[Start]

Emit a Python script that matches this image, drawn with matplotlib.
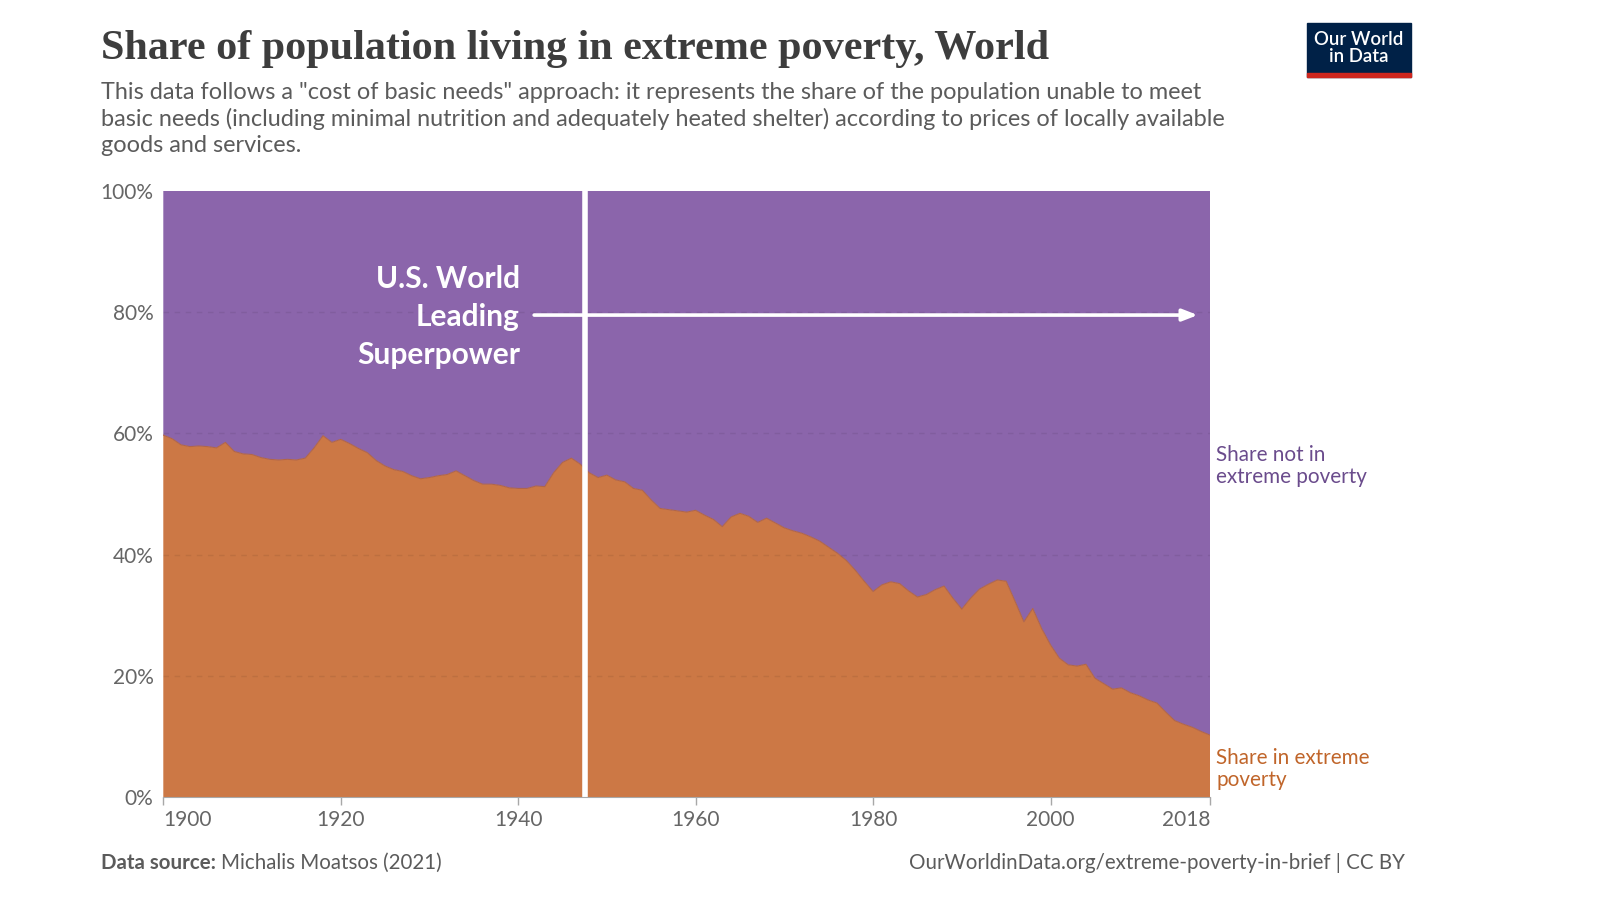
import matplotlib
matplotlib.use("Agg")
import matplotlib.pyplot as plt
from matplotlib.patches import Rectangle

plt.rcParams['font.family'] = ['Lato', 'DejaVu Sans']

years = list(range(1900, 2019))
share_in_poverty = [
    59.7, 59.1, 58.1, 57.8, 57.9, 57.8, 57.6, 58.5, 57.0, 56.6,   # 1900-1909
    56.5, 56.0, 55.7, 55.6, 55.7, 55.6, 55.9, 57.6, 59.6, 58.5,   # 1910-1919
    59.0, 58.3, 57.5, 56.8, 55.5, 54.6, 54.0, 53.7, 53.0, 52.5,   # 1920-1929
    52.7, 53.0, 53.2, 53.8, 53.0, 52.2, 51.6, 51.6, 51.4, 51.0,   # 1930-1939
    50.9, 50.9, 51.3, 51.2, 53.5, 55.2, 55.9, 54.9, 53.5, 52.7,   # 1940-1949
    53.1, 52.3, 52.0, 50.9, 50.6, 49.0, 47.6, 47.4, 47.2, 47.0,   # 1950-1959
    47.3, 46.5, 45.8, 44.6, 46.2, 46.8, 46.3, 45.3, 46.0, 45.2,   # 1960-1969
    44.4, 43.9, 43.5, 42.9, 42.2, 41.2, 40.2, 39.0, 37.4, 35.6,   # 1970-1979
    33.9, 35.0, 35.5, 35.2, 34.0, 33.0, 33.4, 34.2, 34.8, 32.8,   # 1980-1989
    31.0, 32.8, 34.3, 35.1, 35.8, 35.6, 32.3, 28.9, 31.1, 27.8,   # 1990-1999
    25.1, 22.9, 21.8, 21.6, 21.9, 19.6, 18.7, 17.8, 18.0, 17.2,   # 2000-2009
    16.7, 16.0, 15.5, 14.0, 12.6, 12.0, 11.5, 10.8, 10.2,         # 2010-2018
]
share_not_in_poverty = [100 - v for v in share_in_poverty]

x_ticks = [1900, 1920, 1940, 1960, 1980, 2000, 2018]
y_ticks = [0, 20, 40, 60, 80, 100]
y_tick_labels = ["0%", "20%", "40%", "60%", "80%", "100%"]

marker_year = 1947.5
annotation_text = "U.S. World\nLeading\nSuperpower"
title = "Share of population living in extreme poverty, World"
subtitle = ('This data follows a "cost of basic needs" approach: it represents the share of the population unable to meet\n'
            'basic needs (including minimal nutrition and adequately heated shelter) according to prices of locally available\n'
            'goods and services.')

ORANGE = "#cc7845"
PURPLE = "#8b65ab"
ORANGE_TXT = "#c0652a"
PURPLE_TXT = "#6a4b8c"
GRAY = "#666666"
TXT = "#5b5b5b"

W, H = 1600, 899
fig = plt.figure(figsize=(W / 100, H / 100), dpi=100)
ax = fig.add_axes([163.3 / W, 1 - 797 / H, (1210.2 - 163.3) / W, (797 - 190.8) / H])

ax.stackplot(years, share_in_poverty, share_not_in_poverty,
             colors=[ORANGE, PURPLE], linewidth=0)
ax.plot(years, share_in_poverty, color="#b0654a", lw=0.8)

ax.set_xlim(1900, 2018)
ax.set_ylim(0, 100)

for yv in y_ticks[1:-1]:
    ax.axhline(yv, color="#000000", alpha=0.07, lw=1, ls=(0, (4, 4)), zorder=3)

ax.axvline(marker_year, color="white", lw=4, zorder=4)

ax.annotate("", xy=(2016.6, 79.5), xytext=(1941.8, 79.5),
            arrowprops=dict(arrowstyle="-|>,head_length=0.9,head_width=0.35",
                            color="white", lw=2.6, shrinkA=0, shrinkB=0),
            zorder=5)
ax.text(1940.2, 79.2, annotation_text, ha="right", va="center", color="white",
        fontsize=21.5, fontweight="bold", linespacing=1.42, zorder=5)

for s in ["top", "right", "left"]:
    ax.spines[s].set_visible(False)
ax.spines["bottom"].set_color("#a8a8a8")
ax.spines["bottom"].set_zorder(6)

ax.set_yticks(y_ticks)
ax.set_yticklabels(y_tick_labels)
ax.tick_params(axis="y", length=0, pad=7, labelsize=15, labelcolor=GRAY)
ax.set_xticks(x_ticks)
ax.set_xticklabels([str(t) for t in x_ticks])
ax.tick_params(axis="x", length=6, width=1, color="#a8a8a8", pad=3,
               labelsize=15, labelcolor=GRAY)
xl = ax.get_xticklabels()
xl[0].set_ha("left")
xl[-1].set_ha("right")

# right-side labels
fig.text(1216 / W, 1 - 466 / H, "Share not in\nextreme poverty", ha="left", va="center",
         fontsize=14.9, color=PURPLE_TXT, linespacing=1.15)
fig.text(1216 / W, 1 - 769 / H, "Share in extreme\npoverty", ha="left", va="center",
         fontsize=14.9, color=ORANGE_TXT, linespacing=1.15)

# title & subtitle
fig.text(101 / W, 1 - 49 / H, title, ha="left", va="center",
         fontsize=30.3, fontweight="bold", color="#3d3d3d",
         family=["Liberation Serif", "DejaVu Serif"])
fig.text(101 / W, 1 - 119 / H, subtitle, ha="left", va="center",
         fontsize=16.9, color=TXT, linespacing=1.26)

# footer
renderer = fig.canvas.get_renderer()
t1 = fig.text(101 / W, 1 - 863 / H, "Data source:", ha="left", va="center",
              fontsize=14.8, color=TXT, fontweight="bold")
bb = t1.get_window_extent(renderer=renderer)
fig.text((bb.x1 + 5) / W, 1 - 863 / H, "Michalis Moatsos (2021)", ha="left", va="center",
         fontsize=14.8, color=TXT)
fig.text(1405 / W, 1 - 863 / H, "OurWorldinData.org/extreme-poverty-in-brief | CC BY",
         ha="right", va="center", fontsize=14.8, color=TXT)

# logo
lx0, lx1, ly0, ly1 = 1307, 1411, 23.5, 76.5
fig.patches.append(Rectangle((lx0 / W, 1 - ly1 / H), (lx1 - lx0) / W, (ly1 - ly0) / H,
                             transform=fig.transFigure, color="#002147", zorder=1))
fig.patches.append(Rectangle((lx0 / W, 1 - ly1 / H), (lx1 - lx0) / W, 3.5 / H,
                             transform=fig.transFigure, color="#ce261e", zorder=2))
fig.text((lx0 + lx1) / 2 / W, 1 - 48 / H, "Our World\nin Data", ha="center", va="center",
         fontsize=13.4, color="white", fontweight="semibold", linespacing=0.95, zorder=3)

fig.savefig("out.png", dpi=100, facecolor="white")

[End]

→ **JOB**
Repeat the lines above, starting at the first and stopping after the line that holds "plt.rcParams['font.family'] = ['Lato', 'DejaVu", with the pictures left out.

→ **RESPONSE TO THIS EXERCISE**
Emit a Python script that matches this image, drawn with matplotlib.
import matplotlib
matplotlib.use("Agg")
import matplotlib.pyplot as plt
from matplotlib.patches import Rectangle

plt.rcParams['font.family'] = ['Lato', 'DejaVu Sans']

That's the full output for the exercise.